Problem statement:
Isolate every line in the data with the string "Write" and copy it.
┌────────
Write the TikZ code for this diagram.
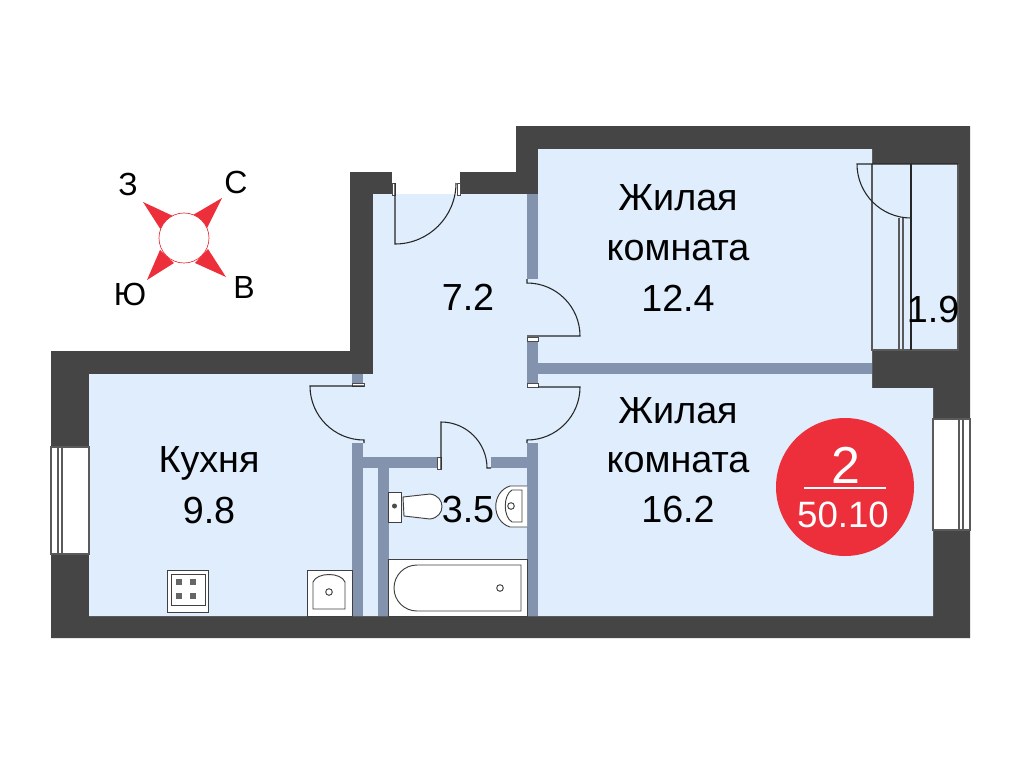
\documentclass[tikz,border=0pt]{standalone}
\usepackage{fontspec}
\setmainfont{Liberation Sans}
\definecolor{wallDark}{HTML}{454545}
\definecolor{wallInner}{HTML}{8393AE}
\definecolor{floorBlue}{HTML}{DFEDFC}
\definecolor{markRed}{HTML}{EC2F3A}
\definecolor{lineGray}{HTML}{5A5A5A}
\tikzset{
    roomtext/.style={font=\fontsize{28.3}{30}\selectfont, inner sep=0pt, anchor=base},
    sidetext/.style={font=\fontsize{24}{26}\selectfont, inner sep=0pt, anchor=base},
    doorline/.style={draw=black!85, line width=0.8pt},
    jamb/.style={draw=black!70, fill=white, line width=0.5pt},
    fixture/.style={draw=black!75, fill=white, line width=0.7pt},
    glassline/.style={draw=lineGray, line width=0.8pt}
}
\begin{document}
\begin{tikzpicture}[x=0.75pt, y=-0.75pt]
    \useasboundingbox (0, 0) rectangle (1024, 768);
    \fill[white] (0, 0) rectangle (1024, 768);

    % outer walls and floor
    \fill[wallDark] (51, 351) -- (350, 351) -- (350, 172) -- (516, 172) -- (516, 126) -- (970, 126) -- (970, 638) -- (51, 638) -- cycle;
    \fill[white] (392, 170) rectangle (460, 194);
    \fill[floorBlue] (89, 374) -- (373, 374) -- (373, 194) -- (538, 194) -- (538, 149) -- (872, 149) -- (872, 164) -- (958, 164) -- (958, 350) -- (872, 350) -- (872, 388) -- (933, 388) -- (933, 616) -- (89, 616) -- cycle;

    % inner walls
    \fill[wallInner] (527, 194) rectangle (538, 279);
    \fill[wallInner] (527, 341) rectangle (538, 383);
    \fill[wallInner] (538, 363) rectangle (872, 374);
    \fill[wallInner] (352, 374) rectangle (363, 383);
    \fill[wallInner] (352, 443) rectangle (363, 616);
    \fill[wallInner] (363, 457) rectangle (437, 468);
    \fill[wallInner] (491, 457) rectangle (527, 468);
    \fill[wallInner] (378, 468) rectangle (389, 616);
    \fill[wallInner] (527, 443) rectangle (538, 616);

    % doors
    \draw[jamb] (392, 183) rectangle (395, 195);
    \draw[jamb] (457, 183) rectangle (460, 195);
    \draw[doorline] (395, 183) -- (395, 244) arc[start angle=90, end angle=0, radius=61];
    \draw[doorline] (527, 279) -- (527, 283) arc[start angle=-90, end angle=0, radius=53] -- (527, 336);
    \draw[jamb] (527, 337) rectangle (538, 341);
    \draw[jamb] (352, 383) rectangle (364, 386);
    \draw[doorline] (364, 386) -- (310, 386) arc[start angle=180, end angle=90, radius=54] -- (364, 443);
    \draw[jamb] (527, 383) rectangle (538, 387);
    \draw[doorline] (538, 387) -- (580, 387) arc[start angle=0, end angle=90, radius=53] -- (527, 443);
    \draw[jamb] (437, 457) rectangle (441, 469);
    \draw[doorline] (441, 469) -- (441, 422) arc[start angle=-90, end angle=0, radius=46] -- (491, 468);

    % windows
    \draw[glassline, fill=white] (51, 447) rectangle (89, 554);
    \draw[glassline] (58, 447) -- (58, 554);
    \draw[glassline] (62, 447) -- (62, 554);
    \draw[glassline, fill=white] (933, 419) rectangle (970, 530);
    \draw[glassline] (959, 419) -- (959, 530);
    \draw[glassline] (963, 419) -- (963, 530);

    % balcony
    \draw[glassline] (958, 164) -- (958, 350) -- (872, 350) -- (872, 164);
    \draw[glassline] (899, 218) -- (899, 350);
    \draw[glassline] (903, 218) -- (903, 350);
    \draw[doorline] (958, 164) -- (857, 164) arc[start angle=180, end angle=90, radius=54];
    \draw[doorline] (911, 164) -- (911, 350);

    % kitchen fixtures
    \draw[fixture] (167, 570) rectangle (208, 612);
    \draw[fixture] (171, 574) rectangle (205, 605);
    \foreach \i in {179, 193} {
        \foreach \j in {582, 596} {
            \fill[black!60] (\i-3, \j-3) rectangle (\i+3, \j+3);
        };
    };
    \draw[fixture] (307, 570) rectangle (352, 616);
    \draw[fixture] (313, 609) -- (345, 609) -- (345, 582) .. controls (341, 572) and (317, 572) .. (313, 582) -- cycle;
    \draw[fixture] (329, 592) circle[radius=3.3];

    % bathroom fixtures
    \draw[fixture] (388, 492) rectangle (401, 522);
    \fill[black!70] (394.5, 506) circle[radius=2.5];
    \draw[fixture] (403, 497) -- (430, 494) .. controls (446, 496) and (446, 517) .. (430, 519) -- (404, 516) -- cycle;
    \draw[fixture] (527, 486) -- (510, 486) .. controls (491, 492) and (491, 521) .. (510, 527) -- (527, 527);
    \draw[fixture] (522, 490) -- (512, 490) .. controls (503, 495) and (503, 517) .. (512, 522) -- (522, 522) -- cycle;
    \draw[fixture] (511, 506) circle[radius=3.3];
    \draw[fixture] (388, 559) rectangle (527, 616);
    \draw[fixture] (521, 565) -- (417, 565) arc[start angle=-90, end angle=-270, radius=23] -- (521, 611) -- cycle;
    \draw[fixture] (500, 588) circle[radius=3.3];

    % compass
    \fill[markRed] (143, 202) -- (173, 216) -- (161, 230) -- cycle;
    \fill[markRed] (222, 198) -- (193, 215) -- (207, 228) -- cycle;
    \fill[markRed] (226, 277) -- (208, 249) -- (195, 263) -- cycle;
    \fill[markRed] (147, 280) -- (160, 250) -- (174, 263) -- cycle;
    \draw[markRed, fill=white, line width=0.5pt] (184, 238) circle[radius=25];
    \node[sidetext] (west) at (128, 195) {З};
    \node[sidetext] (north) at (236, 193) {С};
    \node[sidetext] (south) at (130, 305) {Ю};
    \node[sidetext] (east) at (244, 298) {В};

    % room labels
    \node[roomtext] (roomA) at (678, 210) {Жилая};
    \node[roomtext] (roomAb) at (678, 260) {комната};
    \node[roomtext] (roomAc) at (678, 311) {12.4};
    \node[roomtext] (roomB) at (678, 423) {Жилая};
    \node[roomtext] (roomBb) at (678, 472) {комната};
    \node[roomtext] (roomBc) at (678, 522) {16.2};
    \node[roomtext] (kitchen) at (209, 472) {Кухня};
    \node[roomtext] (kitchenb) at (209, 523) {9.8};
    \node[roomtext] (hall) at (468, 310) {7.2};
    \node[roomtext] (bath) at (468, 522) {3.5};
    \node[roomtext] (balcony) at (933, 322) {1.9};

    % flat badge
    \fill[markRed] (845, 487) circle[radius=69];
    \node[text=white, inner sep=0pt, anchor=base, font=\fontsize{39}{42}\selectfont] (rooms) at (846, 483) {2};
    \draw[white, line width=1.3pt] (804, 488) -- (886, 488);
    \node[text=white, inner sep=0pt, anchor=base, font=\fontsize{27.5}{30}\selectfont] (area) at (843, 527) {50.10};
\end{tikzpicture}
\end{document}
└────────
┌────────
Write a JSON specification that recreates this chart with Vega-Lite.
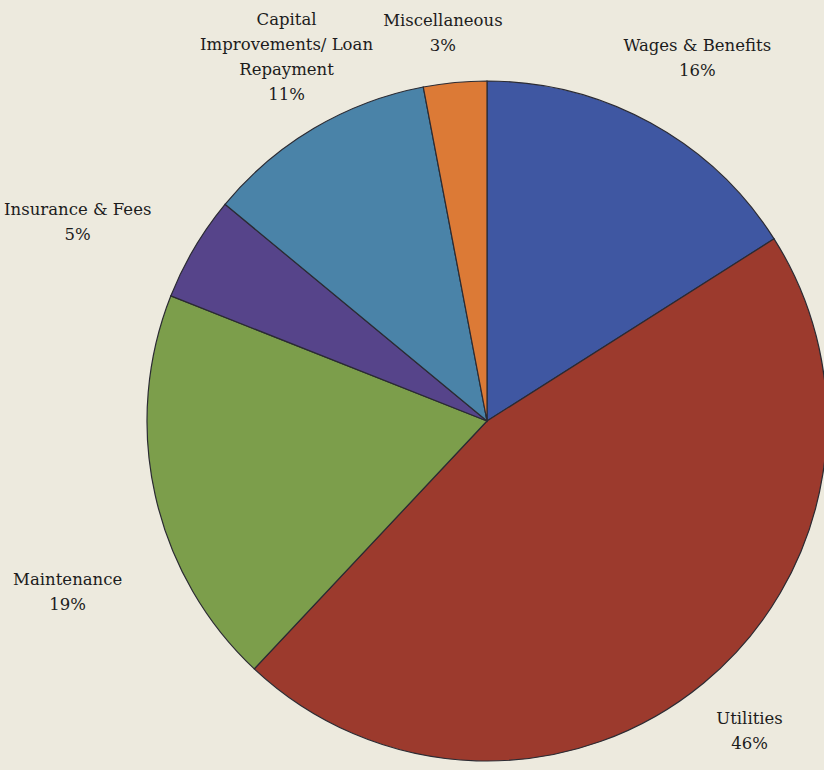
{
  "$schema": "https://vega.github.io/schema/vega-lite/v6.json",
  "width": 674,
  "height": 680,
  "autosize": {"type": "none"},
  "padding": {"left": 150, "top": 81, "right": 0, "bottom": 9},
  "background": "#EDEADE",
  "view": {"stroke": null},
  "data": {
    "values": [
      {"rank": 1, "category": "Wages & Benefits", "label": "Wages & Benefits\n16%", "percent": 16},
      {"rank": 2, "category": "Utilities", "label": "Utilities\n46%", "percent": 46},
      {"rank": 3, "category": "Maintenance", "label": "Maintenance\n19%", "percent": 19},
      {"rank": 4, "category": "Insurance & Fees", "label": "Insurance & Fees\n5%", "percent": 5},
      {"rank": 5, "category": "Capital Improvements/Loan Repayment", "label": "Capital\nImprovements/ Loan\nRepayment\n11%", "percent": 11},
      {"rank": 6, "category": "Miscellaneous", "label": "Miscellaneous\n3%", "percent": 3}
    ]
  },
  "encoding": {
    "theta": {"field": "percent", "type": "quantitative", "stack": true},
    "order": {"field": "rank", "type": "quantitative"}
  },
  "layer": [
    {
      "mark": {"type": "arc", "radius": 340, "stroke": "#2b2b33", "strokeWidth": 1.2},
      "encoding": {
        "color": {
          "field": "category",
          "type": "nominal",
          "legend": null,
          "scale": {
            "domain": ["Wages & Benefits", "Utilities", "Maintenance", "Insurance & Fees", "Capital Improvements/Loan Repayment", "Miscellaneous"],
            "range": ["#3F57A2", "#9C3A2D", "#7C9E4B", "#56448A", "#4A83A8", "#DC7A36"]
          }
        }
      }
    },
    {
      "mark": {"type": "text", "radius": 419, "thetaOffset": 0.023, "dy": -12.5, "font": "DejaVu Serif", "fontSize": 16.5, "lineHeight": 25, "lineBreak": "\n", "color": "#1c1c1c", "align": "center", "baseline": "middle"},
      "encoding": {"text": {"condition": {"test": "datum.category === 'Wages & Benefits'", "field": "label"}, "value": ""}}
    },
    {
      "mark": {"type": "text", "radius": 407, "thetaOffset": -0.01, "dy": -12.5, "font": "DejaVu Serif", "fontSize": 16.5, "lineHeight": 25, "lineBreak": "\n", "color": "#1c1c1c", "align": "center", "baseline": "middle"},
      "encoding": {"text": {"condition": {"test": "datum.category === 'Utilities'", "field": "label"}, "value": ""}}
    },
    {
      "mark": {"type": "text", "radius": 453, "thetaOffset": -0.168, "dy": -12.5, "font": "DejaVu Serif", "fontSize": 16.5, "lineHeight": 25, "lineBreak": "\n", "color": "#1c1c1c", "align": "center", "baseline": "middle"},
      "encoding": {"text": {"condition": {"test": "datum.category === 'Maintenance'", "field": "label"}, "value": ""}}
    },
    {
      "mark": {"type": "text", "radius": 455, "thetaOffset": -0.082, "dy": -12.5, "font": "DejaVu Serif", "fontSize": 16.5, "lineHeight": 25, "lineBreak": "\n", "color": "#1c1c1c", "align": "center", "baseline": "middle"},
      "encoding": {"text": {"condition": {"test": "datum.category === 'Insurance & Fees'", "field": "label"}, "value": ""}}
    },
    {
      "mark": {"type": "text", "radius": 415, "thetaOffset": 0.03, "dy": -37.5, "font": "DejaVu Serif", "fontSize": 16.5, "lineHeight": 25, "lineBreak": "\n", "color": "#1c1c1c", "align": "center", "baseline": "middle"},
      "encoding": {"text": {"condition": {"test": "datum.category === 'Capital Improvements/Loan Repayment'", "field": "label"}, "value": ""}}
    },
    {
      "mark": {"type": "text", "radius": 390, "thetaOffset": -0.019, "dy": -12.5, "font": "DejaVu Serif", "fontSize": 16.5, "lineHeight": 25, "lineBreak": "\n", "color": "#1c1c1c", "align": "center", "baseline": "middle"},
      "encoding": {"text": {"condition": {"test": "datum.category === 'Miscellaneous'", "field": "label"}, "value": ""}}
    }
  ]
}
└────────
Result of this exercise:
Write the TikZ code for this diagram.
Write a JSON specification that recreates this chart with Vega-Lite.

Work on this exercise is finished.